Celui-ci voyage jusqu’à Rome avec Ruthven mais se sépare de lui lorsqu’il apprend qu’il a séduit et déshonoré la fille d’une connaissance commune. Poursuivant son voyage jusqu’en Grèce, Aubrey tombe sous le charme de la belle Hellène Ianthe, qui est au final retrouvée morte, la gorge ouverte. Aubrey retrouve sur place Ruthven, avec lequel il se réconcilie, mais celui-ci, attaqué par des bandits, est mortellement blessé. Agonisant, il fait alors promettre à Aubrey de ne pas parler de lui pendant un an et un jour. Rentré à Londres, le jeune Anglais a la surprise de croiser un certain comte de Marsden, qui ressemble traits pour traits à Ruthven, mais, tenu par son serment, il ne peut rien dire, même lorsque ce personnage annonce qu’il va épouser la sœur d’Aubrey. Le malheureux la découvre, morte et vidée de son sang, le lendemain de sa nuit de noce. Ruthven/Marsden s’est, quant à lui, évanoui dans la nuit.
On voit ainsi déjà se profiler quelques éléments récurrents du mythe, à savoir, le noble vampire, glacial et charismatique, l’appât du sang dans un contexte de séduction et d’érotisme, et le début d’un ancrage géographique dans les Balkans.
Dans la veine française
La figure de Lord Ruthven est reprise dès 1820 par un certain Cyprien Bérard, dans un roman, intitulé Lord Ruthwen ou les Vampires. Le texte est faussement attribué au romancier et académicien Charles Nodier, auteur en revanche, cette même année, d’une adaptation théâtrale du Vampyre de John William Polidori.

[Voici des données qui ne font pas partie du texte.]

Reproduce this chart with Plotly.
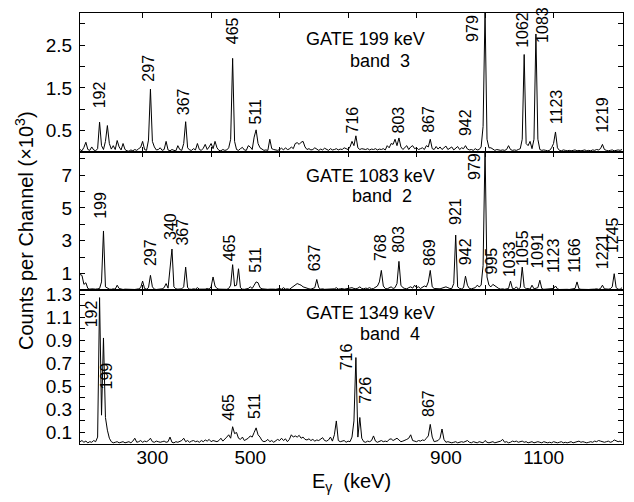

La mode est désormais lancée en France où le vampire va irriguer une bonne partie de la littérature nationale.
Citons pêle-mêle La vampire, ou La vierge de Hongrie, d’Etienne-Léon de Lamothe-Langon, en 1825, La morte amoureuse, de Théophile Gauthier, en 1836, L’Histoire de la Dame pâle, une nouvelle d’Alexandre Dumas, datée de 1849, et la trilogie de Paul Féval : Le Chevalier Ténèbre (1860), La Vampire (1865), mettant en scène la maléfique comtesse hongroise Marcian Gregoryi (alias Addhéma), et La Ville Vampire (1867). On soulignera à travers ces différents exemples une propension très française à faire du personnage du vampire une femme doublement fatale…

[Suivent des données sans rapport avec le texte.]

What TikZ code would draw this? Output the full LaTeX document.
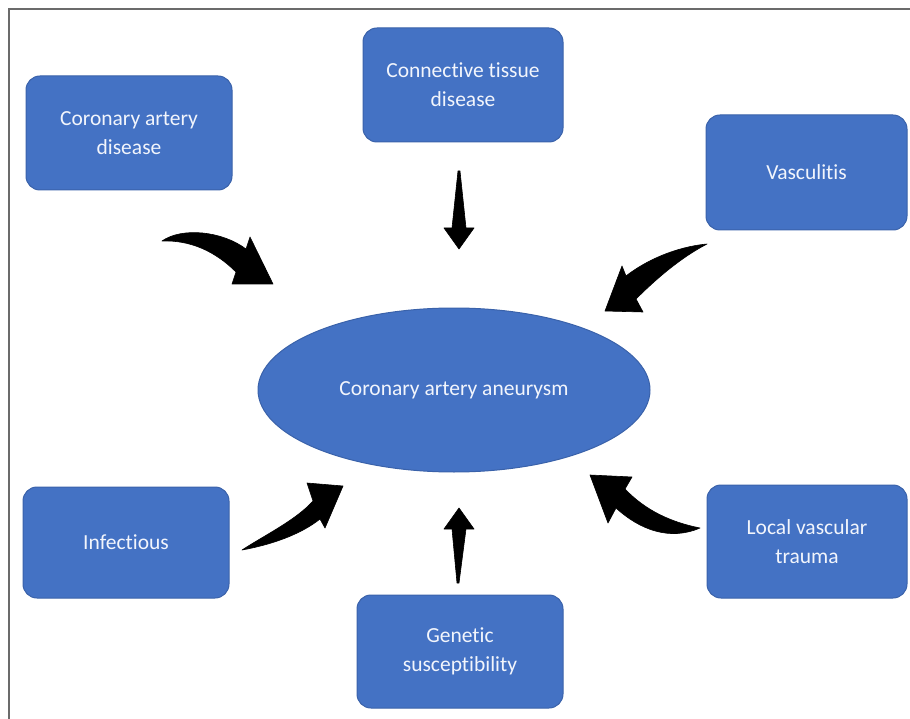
\documentclass[tikz,border=0pt]{standalone}
\usepackage{fontspec}
\setmainfont{Carlito}[Ligatures=NoCommon]
\usetikzlibrary{shapes.geometric}
\definecolor{boxblue}{HTML}{4472C4}
\definecolor{boxedge}{HTML}{3A62AA}
\definecolor{framegray}{HTML}{6B6B6B}
\definecolor{txt}{HTML}{F2F5FC}
\begin{document}
\begin{tikzpicture}[x=1pt,y=-1pt,
  cause/.style={draw=boxedge, line width=1pt, fill=boxblue, rounded corners=14pt,
    text=txt, font=\fontsize{21.5}{29}\selectfont, align=center, inner sep=0pt},
  centre/.style={ellipse, draw=boxedge, line width=1pt, fill=boxblue,
    text=txt, font=\fontsize{21.5}{29}\selectfont, inner sep=0pt,
    minimum width=392pt, minimum height=164pt},
  bigarrow/.style={fill=black, draw=black, line width=0.6pt, line join=round}]
\useasboundingbox (0,0) rectangle (910,719);
\fill[white] (0,0) rectangle (910,719);
% frame
\draw[framegray, line width=2pt] (910,9) -- (9,9) -- (9,719);

% nodes
\node[centre] (caa) at (454,390) {Coronary artery aneurysm};
\node[cause, minimum width=206pt, minimum height=114pt] (cad) at (129,133) {Coronary artery\\disease};
\node[cause, minimum width=200pt, minimum height=114pt] (ctd) at (463,85) {Connective tissue\\disease};
\node[cause, minimum width=201pt, minimum height=115pt] (vas) at (806.5,172.5) {Vasculitis};
\node[cause, minimum width=206pt, minimum height=111pt] (inf) at (126,542.5) {Infectious};
\node[cause, minimum width=206pt, minimum height=113pt] (gen) at (460,651.5) {Genetic\\susceptibility};
\node[cause, minimum width=200pt, minimum height=113pt] (lvt) at (807,541.5) {Local vascular\\trauma};

% arrows (tapered block arrows)
% coronary artery disease -> aneurysm
\fill[bigarrow] (162,241) .. controls (182,227) and (222,231) .. (246,249)
  -- (250,237) -- (273,284) -- (232,284) -- (236,272)
  .. controls (215,251) and (190,240) .. cycle;
% connective tissue disease -> aneurysm
\fill[bigarrow] (458,171) -- (460,171) -- (466,228) -- (474,228) -- (459,249)
  -- (444,228) -- (452,228) -- cycle;
% vasculitis -> aneurysm
\fill[bigarrow] (707,244) .. controls (675,247) and (645,261) .. (626,276)
  -- (622,266) -- (605,311) -- (643,312) -- (636,299)
  .. controls (655,280) and (680,258) .. cycle;
% infectious -> aneurysm
\fill[bigarrow] (242,550) .. controls (265,535) and (296,520) .. (313,501)
  -- (307,483) -- (343,486) -- (325,528) -- (320,519)
  .. controls (300,535) and (270,545) .. cycle;
% genetic susceptibility -> aneurysm
\fill[bigarrow] (457,583) -- (459,583) -- (466,529) -- (474,529) -- (459,508)
  -- (444,529) -- (452,529) -- cycle;
% local vascular trauma -> aneurysm
\fill[bigarrow] (700,528) .. controls (670,522) and (645,510) .. (625,489)
  -- (632,477) -- (590,475) -- (608,523) -- (616,508)
  .. controls (640,530) and (670,541) .. cycle;
\end{tikzpicture}
\end{document}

Le Horla, de Guy de Maupassant, paru en trois versions successives en 1885, 1886 et 1887, présente l’originalité de faire évoluer le genre à travers un vampire spectral, qui n’est pas originaire des Balkans ou de l’Europe orientale, mais du Brésil. Cette créature invisible, mais pas immatérielle puisqu’elle fait bouger des objets, se nourrit nuitamment de l’énergie vitale de sa proie et aspire sa santé mentale, tel un succube (encore un personnage féminin !). Il s’agit donc d’une incontestable modernisation du mythe littéraire.

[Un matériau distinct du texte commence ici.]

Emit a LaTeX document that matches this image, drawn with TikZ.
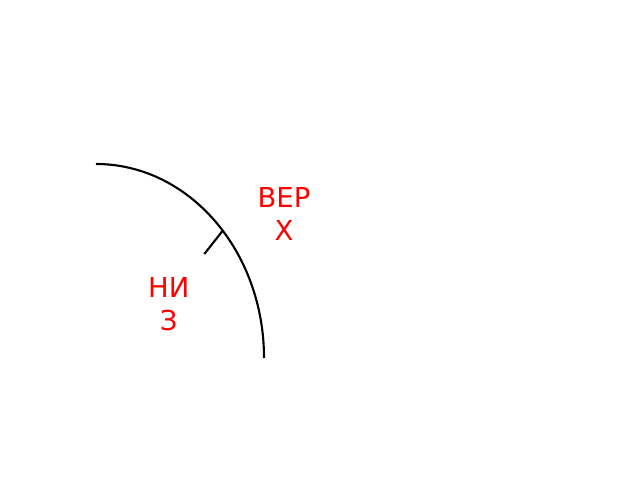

Citons pour mémoire Le Château des Carpathes, de Jules Verne, publié en 1892. Sans être ni un roman fantastique, ni un roman vampirique, l’histoire baigne dans une atmosphère très « draculéenne ».
La transfusion irlandaise
Enfin, si Bram Stocker a puisé dans les œuvres de ses devanciers, illustres ou pas, comme par exemple, le Prussien Karl von Wachsmann, auteur en 1844 d’une nouvelle intitulée L’Etranger des Carpathes, il doit beaucoup à l’Irlandais Sheridan Le Fanu qui publie, en 1872, la roman Carmilla. Outre le fait que le vampire et sa victime sont des femmes, et qu’une forme de relation lesbienne se noue entre la créature et sa proie, l’environnement est le même, les deux narrations se ressemblent étrangement et certains personnages sont comparables (Carmilla et Lucy, Vordenburg et Van Helsing) .
Sans rien enlever au talent de Stocker, son Dracula s’avère, au final, le fruit et la synthèse, par ailleurs fort réussie, de 100 années de littérature vampirique.